**EXERCISE BRIEF:**
Show every line in the records below that contains the word "matplotlib".

**DATASET RECORDS:**
--- Begin ---
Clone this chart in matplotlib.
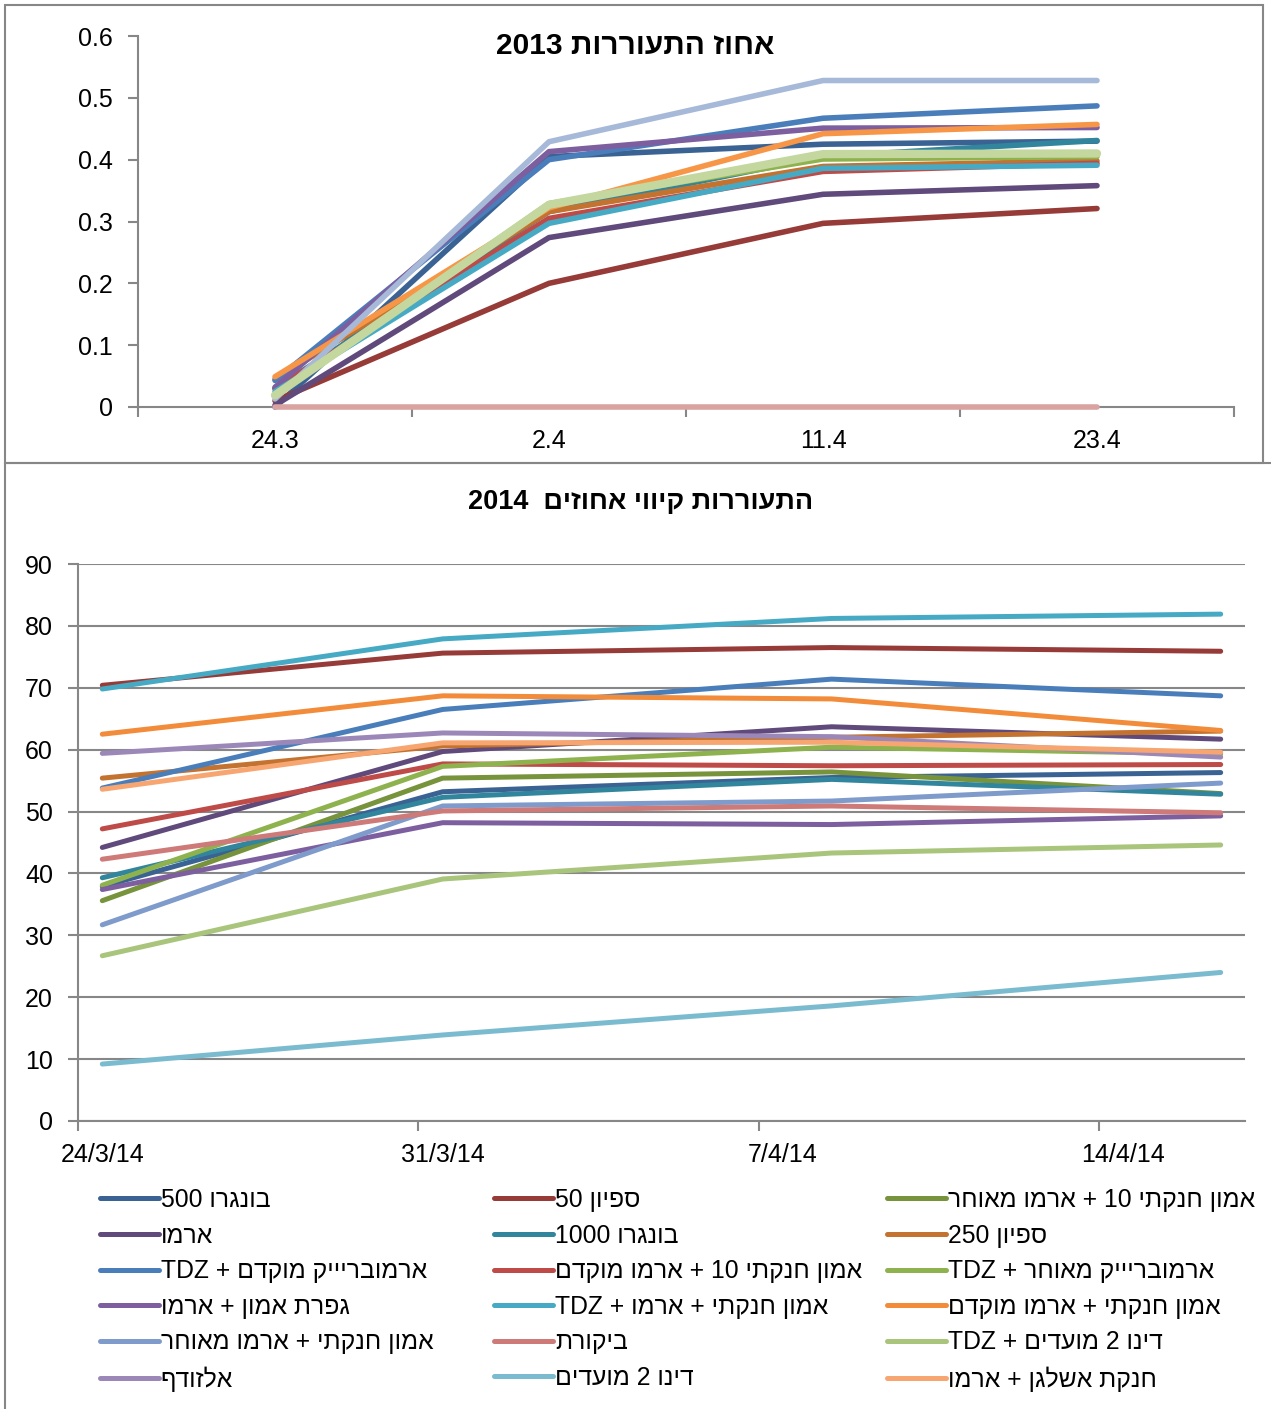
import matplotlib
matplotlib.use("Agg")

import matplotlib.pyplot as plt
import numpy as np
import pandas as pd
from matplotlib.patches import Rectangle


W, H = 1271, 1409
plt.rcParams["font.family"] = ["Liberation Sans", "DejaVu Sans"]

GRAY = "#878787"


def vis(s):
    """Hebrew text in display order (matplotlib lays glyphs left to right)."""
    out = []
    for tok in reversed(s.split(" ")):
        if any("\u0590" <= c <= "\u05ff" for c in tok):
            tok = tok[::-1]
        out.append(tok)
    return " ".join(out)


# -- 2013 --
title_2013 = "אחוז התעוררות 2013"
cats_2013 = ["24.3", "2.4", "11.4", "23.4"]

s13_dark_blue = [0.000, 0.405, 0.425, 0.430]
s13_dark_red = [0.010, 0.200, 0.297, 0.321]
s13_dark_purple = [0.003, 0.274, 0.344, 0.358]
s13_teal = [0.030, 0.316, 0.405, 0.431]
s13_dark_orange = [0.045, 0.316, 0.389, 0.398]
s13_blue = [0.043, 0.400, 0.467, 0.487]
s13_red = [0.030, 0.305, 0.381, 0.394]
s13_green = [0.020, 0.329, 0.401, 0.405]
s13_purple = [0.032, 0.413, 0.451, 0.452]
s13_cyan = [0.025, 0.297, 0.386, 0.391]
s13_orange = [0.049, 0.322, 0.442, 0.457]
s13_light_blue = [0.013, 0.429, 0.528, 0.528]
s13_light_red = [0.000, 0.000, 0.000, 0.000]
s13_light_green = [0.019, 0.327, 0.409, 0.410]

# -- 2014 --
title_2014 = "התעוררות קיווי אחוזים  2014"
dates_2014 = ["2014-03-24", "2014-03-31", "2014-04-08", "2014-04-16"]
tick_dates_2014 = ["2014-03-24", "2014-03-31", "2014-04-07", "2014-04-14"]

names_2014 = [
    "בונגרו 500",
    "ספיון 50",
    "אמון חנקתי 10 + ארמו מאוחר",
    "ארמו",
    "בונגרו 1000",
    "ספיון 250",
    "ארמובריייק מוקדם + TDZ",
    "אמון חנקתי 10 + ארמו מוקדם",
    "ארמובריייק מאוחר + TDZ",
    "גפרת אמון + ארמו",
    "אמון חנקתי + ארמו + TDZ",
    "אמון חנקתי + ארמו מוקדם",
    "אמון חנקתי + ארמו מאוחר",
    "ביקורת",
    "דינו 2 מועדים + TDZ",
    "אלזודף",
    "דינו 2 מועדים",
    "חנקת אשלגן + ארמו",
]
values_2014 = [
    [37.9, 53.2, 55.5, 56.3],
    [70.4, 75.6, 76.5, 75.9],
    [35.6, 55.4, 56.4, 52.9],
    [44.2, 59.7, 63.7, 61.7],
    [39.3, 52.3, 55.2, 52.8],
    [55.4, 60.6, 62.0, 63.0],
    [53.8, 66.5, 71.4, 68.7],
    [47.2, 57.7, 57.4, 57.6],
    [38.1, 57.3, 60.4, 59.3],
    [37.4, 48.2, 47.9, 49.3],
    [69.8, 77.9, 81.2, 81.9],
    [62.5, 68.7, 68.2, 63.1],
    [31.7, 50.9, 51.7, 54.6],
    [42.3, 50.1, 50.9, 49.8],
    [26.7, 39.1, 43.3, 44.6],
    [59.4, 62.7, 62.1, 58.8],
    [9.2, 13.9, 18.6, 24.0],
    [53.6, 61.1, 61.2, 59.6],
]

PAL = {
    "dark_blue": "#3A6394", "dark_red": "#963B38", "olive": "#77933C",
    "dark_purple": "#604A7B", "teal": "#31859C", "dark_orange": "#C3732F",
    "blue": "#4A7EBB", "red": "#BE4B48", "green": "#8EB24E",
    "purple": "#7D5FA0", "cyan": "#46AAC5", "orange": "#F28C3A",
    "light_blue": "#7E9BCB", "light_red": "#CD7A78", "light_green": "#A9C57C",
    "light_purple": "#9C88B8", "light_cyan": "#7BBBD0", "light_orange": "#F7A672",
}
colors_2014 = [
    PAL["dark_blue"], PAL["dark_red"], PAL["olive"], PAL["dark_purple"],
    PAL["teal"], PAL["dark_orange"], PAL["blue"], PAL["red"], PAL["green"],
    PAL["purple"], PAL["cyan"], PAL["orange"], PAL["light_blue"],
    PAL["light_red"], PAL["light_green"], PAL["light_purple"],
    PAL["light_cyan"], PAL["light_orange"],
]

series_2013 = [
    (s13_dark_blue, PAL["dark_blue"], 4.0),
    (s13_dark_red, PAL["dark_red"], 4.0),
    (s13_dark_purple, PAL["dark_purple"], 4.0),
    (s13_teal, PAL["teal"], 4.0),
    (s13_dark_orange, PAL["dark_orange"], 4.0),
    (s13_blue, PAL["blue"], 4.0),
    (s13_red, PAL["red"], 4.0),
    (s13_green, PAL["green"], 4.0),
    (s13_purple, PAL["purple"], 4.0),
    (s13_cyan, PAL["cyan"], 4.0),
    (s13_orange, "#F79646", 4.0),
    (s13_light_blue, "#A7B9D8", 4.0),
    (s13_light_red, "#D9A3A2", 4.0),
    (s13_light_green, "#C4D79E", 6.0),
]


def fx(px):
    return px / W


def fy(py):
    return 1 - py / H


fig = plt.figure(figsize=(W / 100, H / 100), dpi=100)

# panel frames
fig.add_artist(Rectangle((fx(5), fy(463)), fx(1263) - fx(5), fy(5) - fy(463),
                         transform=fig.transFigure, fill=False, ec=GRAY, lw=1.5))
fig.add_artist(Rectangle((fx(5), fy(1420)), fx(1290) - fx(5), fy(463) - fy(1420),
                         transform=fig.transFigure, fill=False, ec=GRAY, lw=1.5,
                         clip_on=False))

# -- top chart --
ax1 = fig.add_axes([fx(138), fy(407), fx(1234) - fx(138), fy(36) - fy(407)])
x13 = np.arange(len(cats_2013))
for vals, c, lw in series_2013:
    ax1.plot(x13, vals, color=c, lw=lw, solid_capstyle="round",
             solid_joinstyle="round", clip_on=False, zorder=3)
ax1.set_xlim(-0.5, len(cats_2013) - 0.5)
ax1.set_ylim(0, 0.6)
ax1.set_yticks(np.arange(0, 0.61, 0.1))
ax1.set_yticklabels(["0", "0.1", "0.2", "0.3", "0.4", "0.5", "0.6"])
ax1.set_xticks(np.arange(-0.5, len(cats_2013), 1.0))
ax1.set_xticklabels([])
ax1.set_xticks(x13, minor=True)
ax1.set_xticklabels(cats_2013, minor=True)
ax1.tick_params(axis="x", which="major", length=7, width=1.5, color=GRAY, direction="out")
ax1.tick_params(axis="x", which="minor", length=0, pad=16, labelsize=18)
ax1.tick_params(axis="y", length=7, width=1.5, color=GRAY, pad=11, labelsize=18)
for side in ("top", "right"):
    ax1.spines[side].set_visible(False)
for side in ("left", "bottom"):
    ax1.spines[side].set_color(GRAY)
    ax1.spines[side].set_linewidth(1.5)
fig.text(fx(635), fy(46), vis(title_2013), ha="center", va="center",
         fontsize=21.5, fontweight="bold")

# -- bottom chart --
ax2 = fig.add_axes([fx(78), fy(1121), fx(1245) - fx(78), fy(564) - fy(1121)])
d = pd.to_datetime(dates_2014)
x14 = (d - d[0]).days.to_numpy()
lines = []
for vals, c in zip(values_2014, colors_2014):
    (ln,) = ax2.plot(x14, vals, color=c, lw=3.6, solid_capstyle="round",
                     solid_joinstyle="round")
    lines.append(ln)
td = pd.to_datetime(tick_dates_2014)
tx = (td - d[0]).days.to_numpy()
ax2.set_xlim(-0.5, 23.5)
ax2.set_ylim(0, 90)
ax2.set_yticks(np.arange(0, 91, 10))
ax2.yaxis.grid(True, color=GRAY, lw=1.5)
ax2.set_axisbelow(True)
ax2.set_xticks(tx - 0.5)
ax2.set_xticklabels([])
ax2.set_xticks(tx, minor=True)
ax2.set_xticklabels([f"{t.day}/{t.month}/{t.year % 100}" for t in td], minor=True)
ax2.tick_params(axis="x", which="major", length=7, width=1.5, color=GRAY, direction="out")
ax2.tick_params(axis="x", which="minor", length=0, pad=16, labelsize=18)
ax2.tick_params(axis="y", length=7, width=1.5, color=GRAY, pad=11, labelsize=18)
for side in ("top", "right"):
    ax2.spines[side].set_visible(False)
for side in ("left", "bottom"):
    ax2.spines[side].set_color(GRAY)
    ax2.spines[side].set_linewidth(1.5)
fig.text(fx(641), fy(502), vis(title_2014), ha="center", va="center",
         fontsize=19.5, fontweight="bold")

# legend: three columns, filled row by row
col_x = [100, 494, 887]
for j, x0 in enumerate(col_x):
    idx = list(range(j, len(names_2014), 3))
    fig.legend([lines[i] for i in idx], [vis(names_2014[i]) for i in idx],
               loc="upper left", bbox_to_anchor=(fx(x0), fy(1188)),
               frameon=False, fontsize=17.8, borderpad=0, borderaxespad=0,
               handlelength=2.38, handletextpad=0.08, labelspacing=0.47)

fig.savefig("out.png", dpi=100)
--- End ---
--- Begin ---
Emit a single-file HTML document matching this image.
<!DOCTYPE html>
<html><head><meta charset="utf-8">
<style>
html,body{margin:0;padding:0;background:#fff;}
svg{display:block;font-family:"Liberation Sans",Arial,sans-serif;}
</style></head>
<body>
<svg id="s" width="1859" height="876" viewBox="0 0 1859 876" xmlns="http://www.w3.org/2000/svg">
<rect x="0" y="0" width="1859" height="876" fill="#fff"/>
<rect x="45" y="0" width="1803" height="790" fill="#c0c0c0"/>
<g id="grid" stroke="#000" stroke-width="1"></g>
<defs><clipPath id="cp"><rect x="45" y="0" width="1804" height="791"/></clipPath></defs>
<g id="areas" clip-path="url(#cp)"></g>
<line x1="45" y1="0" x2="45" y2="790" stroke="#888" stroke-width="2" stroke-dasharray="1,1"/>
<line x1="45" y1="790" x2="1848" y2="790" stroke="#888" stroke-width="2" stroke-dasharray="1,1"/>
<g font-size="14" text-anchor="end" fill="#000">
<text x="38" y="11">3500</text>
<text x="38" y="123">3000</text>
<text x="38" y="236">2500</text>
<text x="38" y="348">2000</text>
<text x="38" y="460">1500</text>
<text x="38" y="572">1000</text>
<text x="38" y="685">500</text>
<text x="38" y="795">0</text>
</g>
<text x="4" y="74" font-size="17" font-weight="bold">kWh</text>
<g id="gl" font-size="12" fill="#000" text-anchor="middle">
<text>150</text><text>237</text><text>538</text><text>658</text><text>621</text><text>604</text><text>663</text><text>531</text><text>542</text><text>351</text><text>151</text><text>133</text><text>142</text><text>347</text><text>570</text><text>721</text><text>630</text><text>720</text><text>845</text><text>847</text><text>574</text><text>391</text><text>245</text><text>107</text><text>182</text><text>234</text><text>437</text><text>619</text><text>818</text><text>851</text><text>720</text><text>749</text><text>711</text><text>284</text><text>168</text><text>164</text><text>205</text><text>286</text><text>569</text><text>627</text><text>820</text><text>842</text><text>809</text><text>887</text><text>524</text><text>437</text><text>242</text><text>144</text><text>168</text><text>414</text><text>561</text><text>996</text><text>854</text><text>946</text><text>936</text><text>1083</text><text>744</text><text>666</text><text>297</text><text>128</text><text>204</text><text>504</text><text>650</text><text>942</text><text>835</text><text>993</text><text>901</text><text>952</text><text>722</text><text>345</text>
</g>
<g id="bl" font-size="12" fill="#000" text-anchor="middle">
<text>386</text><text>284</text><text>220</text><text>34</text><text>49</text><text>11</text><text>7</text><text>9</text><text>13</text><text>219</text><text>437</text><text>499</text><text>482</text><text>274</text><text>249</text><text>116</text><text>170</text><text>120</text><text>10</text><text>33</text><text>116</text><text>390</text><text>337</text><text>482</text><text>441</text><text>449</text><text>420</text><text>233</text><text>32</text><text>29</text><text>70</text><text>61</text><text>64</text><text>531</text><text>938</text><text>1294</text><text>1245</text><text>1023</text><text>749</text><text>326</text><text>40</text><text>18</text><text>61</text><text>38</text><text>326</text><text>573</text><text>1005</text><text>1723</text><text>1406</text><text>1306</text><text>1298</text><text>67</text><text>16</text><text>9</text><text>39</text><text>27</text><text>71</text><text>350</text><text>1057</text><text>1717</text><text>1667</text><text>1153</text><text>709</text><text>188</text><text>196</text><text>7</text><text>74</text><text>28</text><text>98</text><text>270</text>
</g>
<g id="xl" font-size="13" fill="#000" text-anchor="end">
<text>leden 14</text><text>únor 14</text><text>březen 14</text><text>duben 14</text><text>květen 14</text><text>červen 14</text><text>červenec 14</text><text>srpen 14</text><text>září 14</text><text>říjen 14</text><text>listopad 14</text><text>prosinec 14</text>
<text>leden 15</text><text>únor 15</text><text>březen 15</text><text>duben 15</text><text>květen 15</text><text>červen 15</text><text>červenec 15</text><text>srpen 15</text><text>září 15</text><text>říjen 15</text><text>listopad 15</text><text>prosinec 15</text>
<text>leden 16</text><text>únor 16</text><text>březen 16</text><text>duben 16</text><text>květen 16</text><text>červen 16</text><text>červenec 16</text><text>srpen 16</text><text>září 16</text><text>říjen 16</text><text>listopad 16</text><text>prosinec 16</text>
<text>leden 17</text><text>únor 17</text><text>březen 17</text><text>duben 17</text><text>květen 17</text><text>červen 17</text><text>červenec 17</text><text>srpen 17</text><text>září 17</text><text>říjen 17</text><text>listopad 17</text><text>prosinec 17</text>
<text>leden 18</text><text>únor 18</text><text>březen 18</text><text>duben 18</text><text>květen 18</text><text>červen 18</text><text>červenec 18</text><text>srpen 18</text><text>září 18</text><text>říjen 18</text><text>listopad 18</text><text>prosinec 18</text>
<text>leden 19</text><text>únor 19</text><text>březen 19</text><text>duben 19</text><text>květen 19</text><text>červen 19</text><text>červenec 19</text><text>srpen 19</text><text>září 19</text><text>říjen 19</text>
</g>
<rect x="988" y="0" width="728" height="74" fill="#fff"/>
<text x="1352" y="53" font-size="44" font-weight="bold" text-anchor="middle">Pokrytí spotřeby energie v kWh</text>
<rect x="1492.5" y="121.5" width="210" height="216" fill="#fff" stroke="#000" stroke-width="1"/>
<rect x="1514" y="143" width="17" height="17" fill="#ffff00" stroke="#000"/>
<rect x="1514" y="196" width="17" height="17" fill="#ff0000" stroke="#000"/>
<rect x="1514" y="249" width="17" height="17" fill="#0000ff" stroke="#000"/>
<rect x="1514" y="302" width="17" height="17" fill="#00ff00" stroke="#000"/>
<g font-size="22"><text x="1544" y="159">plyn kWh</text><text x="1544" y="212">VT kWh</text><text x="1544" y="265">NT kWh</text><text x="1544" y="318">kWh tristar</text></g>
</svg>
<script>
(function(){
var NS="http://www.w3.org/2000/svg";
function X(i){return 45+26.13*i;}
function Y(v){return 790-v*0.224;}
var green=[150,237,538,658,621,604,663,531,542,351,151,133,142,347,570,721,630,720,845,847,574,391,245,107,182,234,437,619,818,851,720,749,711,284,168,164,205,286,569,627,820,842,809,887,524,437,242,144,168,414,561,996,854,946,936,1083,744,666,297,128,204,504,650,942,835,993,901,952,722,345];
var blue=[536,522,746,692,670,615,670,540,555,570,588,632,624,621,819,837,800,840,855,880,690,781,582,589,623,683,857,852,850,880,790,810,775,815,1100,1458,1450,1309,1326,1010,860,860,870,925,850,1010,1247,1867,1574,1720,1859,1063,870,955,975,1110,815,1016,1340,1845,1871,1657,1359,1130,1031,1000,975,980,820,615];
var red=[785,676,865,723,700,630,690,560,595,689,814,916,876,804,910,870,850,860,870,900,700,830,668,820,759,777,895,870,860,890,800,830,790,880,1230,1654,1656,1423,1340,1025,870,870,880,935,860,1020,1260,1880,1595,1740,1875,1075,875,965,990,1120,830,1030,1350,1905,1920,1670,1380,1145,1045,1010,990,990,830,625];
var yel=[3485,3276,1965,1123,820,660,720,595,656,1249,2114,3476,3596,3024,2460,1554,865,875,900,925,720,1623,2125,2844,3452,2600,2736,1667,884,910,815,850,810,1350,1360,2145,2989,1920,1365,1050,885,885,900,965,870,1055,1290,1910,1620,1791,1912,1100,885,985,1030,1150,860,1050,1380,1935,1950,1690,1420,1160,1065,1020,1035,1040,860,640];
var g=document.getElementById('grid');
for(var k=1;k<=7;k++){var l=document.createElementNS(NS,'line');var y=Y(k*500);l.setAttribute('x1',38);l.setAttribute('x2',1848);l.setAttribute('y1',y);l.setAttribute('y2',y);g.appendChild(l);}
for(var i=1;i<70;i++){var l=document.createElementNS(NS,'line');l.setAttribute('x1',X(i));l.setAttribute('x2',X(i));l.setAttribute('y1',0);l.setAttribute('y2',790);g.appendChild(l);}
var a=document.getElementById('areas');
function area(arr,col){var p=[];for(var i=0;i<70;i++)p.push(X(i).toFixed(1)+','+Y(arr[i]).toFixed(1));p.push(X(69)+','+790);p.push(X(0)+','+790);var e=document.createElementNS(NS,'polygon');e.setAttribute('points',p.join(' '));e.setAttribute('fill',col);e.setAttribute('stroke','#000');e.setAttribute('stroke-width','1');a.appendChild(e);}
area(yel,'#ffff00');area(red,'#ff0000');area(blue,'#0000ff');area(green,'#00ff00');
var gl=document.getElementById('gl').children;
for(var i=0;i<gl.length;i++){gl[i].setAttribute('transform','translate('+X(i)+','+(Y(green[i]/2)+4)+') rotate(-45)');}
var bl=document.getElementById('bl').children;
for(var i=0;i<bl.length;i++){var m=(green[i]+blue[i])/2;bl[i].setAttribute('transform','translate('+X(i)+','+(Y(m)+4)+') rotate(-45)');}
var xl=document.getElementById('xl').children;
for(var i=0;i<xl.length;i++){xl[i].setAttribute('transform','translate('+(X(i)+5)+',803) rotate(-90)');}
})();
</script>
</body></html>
--- End ---
**TASK ANSWER:**
Clone this chart in matplotlib.
import matplotlib
matplotlib.use("Agg")
import matplotlib.pyplot as plt
from matplotlib.patches import Rectangle
    """Hebrew text in display order (matplotlib lays glyphs left to right)."""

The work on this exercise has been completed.